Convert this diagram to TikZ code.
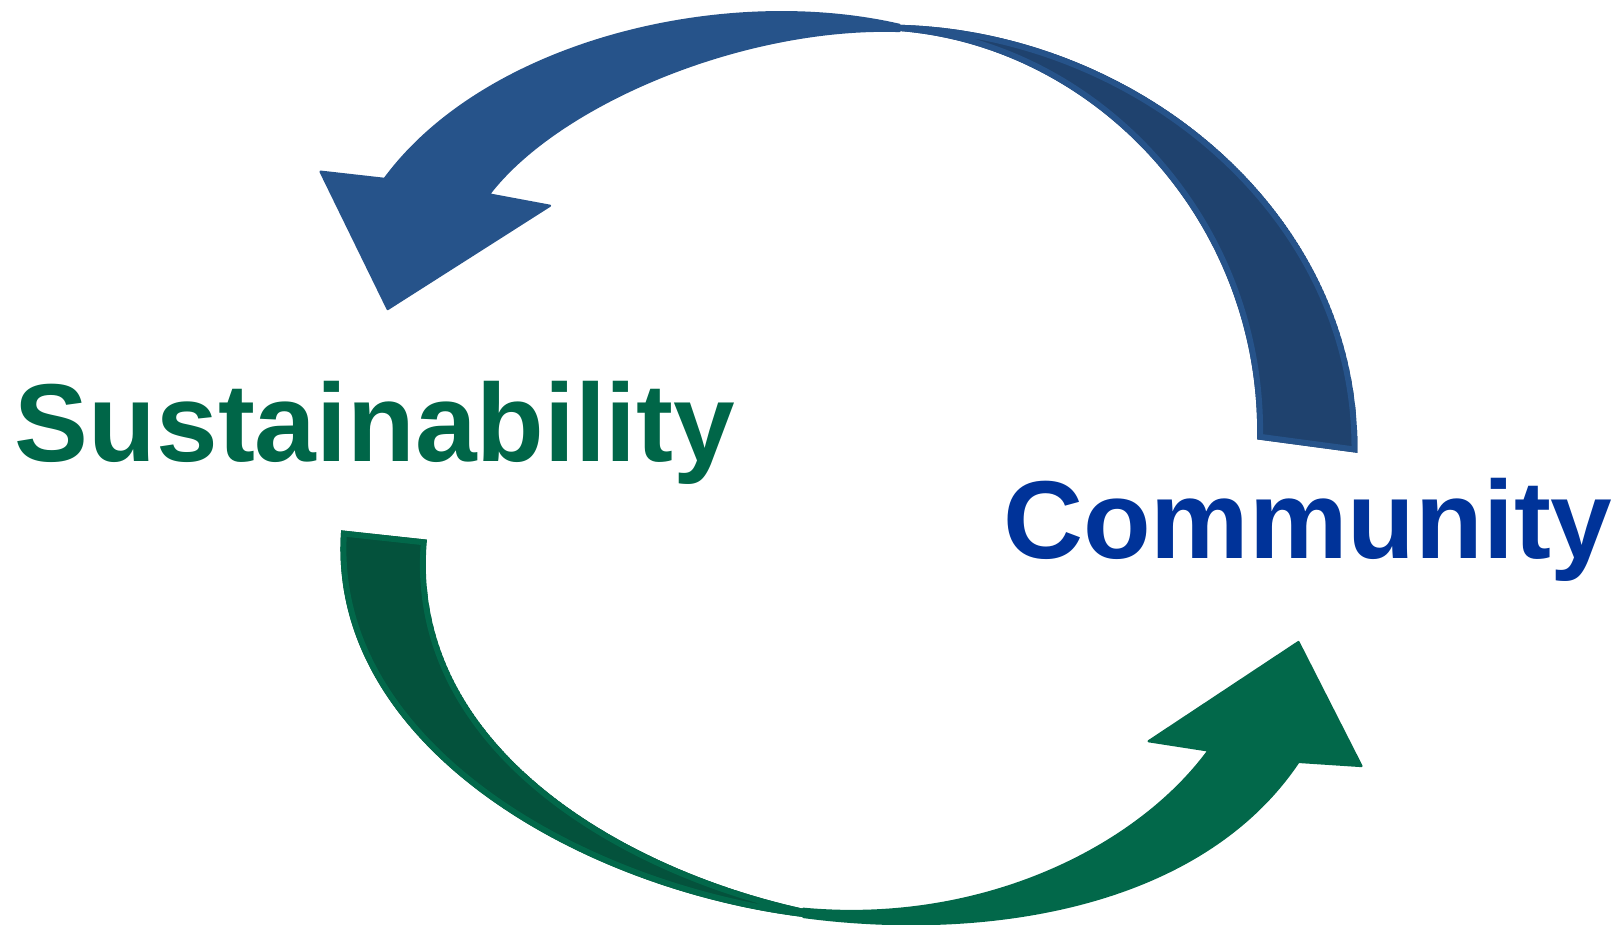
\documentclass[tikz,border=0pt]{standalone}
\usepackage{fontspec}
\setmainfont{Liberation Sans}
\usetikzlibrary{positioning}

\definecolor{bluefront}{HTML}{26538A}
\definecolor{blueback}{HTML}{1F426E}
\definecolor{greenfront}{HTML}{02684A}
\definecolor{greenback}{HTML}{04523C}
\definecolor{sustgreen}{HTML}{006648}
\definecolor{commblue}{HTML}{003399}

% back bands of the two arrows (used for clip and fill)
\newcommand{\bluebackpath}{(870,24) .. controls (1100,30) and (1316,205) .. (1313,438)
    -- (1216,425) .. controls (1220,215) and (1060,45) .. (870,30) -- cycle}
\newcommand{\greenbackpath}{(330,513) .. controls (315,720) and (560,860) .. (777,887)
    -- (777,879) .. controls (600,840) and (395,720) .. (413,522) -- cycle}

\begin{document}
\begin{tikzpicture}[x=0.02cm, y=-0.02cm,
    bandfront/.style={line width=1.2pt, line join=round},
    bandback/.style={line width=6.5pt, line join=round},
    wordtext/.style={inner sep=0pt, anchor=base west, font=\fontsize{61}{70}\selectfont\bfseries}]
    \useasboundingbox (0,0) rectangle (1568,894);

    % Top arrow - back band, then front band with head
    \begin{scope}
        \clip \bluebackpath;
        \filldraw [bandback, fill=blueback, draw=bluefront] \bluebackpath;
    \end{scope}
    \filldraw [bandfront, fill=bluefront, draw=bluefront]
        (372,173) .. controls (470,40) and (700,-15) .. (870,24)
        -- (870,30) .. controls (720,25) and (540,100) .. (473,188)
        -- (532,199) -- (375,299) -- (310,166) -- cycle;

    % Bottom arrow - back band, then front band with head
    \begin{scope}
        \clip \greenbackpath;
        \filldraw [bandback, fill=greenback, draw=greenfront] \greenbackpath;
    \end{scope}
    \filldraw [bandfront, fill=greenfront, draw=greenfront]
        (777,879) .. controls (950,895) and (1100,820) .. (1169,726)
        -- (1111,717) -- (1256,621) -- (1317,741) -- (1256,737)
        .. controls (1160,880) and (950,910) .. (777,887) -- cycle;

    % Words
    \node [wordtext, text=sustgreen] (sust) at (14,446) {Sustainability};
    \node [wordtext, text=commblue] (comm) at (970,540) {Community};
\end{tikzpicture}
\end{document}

● ● ● ● ● ● ●

## Task prompt
Extract, word for word, each line from the top of the data down to and including the line with "(0,0) rectangle (1568,894);"; skip the pictures.

## Solution to the problem
Convert this diagram to TikZ code.
\documentclass[tikz,border=0pt]{standalone}
\usepackage{fontspec}
\setmainfont{Liberation Sans}
\usetikzlibrary{positioning}

\definecolor{bluefront}{HTML}{26538A}
\definecolor{blueback}{HTML}{1F426E}
\definecolor{greenfront}{HTML}{02684A}
\definecolor{greenback}{HTML}{04523C}
\definecolor{sustgreen}{HTML}{006648}
\definecolor{commblue}{HTML}{003399}

% back bands of the two arrows (used for clip and fill)
\newcommand{\bluebackpath}{(870,24) .. controls (1100,30) and (1316,205) .. (1313,438)
    -- (1216,425) .. controls (1220,215) and (1060,45) .. (870,30) -- cycle}
\newcommand{\greenbackpath}{(330,513) .. controls (315,720) and (560,860) .. (777,887)
    -- (777,879) .. controls (600,840) and (395,720) .. (413,522) -- cycle}

\begin{document}
\begin{tikzpicture}[x=0.02cm, y=-0.02cm,
    bandfront/.style={line width=1.2pt, line join=round},
    bandback/.style={line width=6.5pt, line join=round},
    wordtext/.style={inner sep=0pt, anchor=base west, font=\fontsize{61}{70}\selectfont\bfseries}]
    \useasboundingbox (0,0) rectangle (1568,894);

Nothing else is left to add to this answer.